While I have been uninvited to appear physically at work, I am, actually, on the payroll for a few more weeks. Therefore, I still have access to my employee discount card. At up to forty percent, you can imagine that little piece of cardboard is a bit of a golden handcuff, and undoubtedly, the majority of my wardrobe contains the same label. It’s a perk that’s about to end. I am grateful for the fact that in the face of losing my job, our immediate circumstances are better than many others. But, clearly, in this economic environment it’s not clever to spend on non-necessities while the real thundercloud of unemployment looms--and it's particulary discomfiting when it means supporting the business that unequivocally indicated they no longer need my services. But the unemployment piece is exactly why I went shopping yesterday, albeit to the outlet division of my still-but-soon-to-be-former retail employer (SBSTBF for short). While the only thing I wanted to do less than walk through those doors would be to say--fall through the ice on the frozen pond down the street--the clock is ticking on the discount card. In spite of my denial, which remains as thick as the holes in that pond where the ice fishermen hunkered this morning, it’s just possible that there could be interviews to deal with soon. So with an idea of investing in my future, I slid through the closing window of opportunity, and here lies the conundrum.
I’ve worked in a “casual dress” environment for the past few years, and the thought of pulling on a “structured woven” (AKA: a suit) for a job interview gives me the willies. Please sir, could I wear blue jeans? And while we are talking about it, do people even wear suits anymore? In my recent experiences on the other side of the interviewing desk, the male candidates wore fitted suits and impeccable broadcloth shirts that we never saw again once they were hired. It begs the question as to how many men fork out the dough necessary to purchase expensive clothing before a job interview, only to relegate it to the closet afterward. I know female job applicants spend the money and it’s usually for clothes from my SBSTBF because, angling for points, they always announced it to me.
Though employed by a woman’s apparel retailer, I had zero input into clothing style and even less knowledge. Even after 23 years of exposure, it is beyond me to “get” apparel trends. Consequently as I slid clothes from one side of the rack to the other during my shopping expedition, my eye twitched as I tried to figure out what to purchase. Casual? Business Casual? Professional? And that aside, what do I buy for future interviews if I don’t know what I am interviewing for? It was enough to make me want to run home, lock the doors, yank on my sweats and begin my new career as a hermit. Possibly though, my husband and daughter would take issue with that.
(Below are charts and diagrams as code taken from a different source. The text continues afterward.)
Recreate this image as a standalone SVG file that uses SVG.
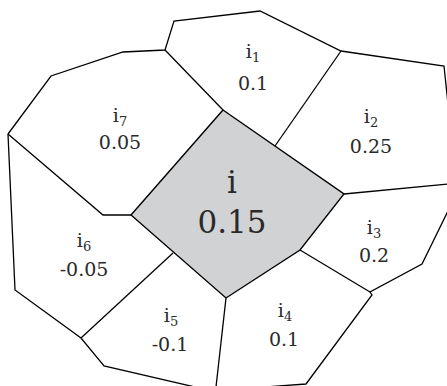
<svg xmlns="http://www.w3.org/2000/svg" width="447" height="386" viewBox="0 0 447 386">
<style>
.e{fill:none;stroke:#000;stroke-width:1.3;stroke-linejoin:miter}
text{font-family:'DejaVu Serif',serif;fill:#2a2a2a;text-anchor:middle}
.s{font-size:19px}
.b{font-size:31px}
.sub{font-size:13px}
</style>
<rect width="447" height="386" fill="#fff"/>
<g id="i">
<polygon points="223,110 344,194 300,250 226,298 131,215" fill="#d1d2d4" stroke="#000" stroke-width="1.4"/>
<text class="b" x="232" y="193">i</text>
<text class="b" x="232" y="233">0.15</text>
</g>
<g id="connectors">
<polyline class="e" points="8,134 51,76 123,52 165,50 174,21 260,11 341,51 444,66 448,104"/>
<polyline class="e" points="448,184 344,194"/>
<polyline class="e" points="448,211 422,264 370,292 372,295 306,384 265,387"/>
<polyline class="e" points="8,134 15,290 81,338 104,366 195,387"/>
<polyline class="e" points="165,50 223,110"/>
<polyline class="e" points="275,146 341,51"/>
<polyline class="e" points="131,215 103,215 8,134"/>
<polyline class="e" points="173,253 81,338"/>
<polyline class="e" points="300,250 370,292"/>
<polyline class="e" points="226,298 216,387"/>
</g>
<g id="i1"><text class="s" x="253" y="58">i<tspan class="sub" dy="4">1</tspan></text><text class="s" x="253" y="90">0.1</text></g>
<g id="i2"><text class="s" x="371" y="123">i<tspan class="sub" dy="4">2</tspan></text><text class="s" x="371" y="153">0.25</text></g>
<g id="i3"><text class="s" x="374" y="234">i<tspan class="sub" dy="4">3</tspan></text><text class="s" x="374" y="262">0.2</text></g>
<g id="i4"><text class="s" x="285" y="317">i<tspan class="sub" dy="4">4</tspan></text><text class="s" x="284" y="346">0.1</text></g>
<g id="i5"><text class="s" x="171" y="322">i<tspan class="sub" dy="4">5</tspan></text><text class="s" x="170" y="351">-0.1</text></g>
<g id="i6"><text class="s" x="84" y="247">i<tspan class="sub" dy="4">6</tspan></text><text class="s" x="84" y="276">-0.05</text></g>
<g id="i7"><text class="s" x="120" y="122">i<tspan class="sub" dy="4">7</tspan></text><text class="s" x="120" y="149">0.05</text></g>
</svg>
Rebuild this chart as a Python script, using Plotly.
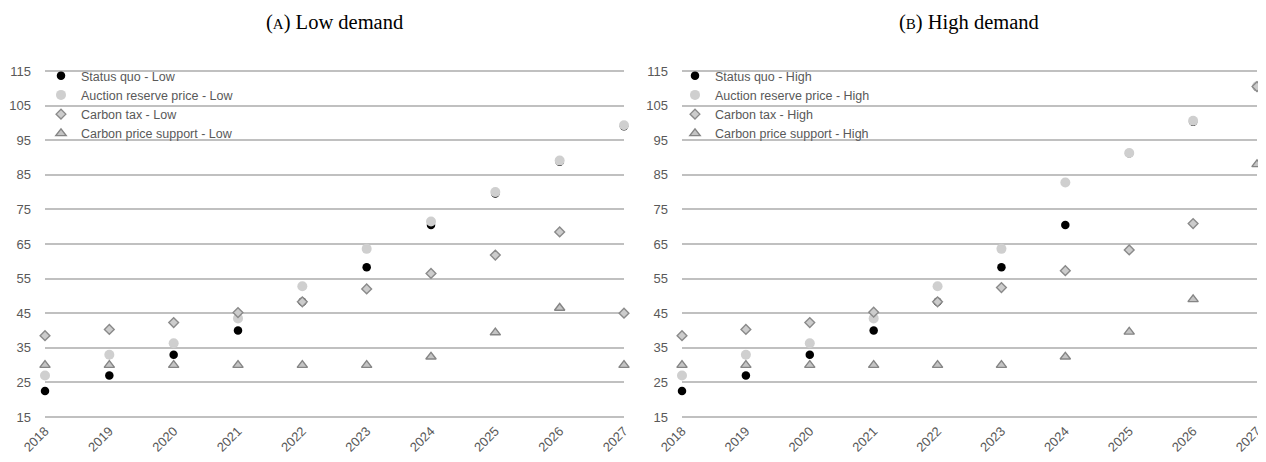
import plotly.graph_objects as go

years = [2018, 2019, 2020, 2021, 2022, 2023, 2024, 2025, 2026, 2027]

sq_low = [22.5, 27, 33, 40, 48.3, 58.3, 70.5, 79.6, 88.8, 99.0]
arp_low = [27, 33, 36.3, 43.5, 52.8, 63.6, 71.5, 80.0, 89.1, 99.3]
ct_low = [38.5, 40.3, 42.3, 45.2, 48.3, 52.0, 56.5, 61.8, 68.5, 45.0]
cps_low = [30, 30, 30, 30, 30, 30, 32.4, 39.4, 46.5, 30]

sq_high = [22.5, 27, 33, 40, 48.3, 58.3, 70.5, 91.2, 100.3, 110.4]
arp_high = [27, 33, 36.3, 43.5, 52.8, 63.6, 82.8, 91.3, 100.6, 110.6]
ct_high = [38.5, 40.3, 42.3, 45.3, 48.3, 52.4, 57.3, 63.3, 70.9, 110.5]
cps_high = [30, 30, 30, 30, 30, 30, 32.4, 39.6, 49.0, 88.0]

y_ticks = [15, 25, 35, 45, 55, 65, 75, 85, 95, 105, 115]

series_names = ["Status quo", "Auction reserve price", "Carbon tax", "Carbon price support"]

styles = [
    dict(symbol="circle", size=8.5, color="#000000", line=dict(color="#000000", width=0)),
    dict(symbol="circle", size=10, color="#cfcfcf", line=dict(color="#cfcfcf", width=0)),
    dict(symbol="diamond", size=7.5, color="#cccccc", line=dict(color="#8a8a8a", width=1.4)),
    dict(symbol="triangle-up", size=9, color="#c4c4c4", line=dict(color="#858585", width=1.4)),
]

fig = go.Figure()

panels = [
    ("x", "y", "legend", "Low", [sq_low, arp_low, ct_low, cps_low]),
    ("x2", "y2", "legend2", "High", [sq_high, arp_high, ct_high, cps_high]),
]

for xa, ya, lg, tag, data in panels:
    for i, name in enumerate(series_names):
        fig.add_trace(go.Scatter(
            x=years, y=data[i], mode="markers",
            name=f"{name} - {tag}",
            marker=styles[i],
            xaxis=xa, yaxis=ya, legend=lg,
            cliponaxis=False,
        ))

W, H = 1258, 454
left_dom = [37 / W, 616 / W]
right_dom = [674 / W, 1249 / W]
# range padded slightly so the 15 and 115 grid lines are drawn inside the plot area
pad = 0.3
px_per_unit = 346 / 100
y_dom = [1 - (409 + pad * px_per_unit) / H, 1 - (63 - pad * px_per_unit) / H]

axis_font = dict(family="Liberation Sans, Arial, sans-serif", size=13, color="#595959")

xcommon = dict(range=[2018, 2027], tickvals=years, ticktext=[str(y) for y in years],
               tickangle=-45, showgrid=False, zeroline=False, showline=False,
               tickfont=axis_font, ticks="", ticklabelstandoff=2, automargin=False)
ycommon = dict(range=[15 - pad, 115 + pad], tickvals=y_ticks, showgrid=True, gridcolor="#c0c0c0",
               gridwidth=1.6, zeroline=False, showline=False, tickfont=axis_font,
               ticks="", ticklabelstandoff=13, domain=y_dom, automargin=False)

legend_common = dict(
    font=dict(family="Liberation Sans, Arial, sans-serif", size=12.5, color="#595959"),
    bgcolor="rgba(0,0,0,0)", borderwidth=0, itemwidth=30,
    xanchor="left", yanchor="top", tracegroupgap=0,
)

fig.update_layout(
    width=W, height=H,
    margin=dict(l=0, r=0, t=0, b=0, autoexpand=False),
    paper_bgcolor="white", plot_bgcolor="white",
    xaxis=dict(domain=left_dom, anchor="y", **xcommon),
    yaxis=dict(anchor="x", **ycommon),
    xaxis2=dict(domain=right_dom, anchor="y2", **xcommon),
    yaxis2=dict(anchor="x2", **ycommon),
    legend=dict(x=33 / W, y=1 - 53 / H, **legend_common),
    legend2=dict(x=667 / W, y=1 - 53 / H, **legend_common),
    annotations=[
        dict(text="(<span style='font-size:15px'>A</span>) Low demand", x=326 / W, y=1 - 14 / H,
             xref="paper", yref="paper", showarrow=False, xanchor="center", yanchor="middle",
             font=dict(family="Liberation Serif, Times New Roman, serif", size=20.5, color="#000000")),
        dict(text="(<span style='font-size:15px'>B</span>) High demand", x=961 / W, y=1 - 14 / H,
             xref="paper", yref="paper", showarrow=False, xanchor="center", yanchor="middle",
             font=dict(family="Liberation Serif, Times New Roman, serif", size=20.5, color="#000000")),
    ],
    showlegend=True,
)

fig.write_html("out.html")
So here is where it ended up. I bought two cardigan sweaters and a pair of refined stripped pants suitable for a funeral--oh I’m sorry--I mean a job interview. Our cedar closet holds several cast-off blazers that will fit the bill if I need to go upscale. I procured a pair of cotton Capri pants that can be worn casually or dressed up with a fine gauge sweater in a work environment. And though I have no idea what my future holds, I’m going to an outplacement meeting this week. I’ll wear one of the outfits there, and figure the rest out as I go along.
As for the investment spending--well, the clothes I bought were significantly discounted—-the markdown was more than I receive with the discount card. Wouldn’t it just figure? I didn’t need it.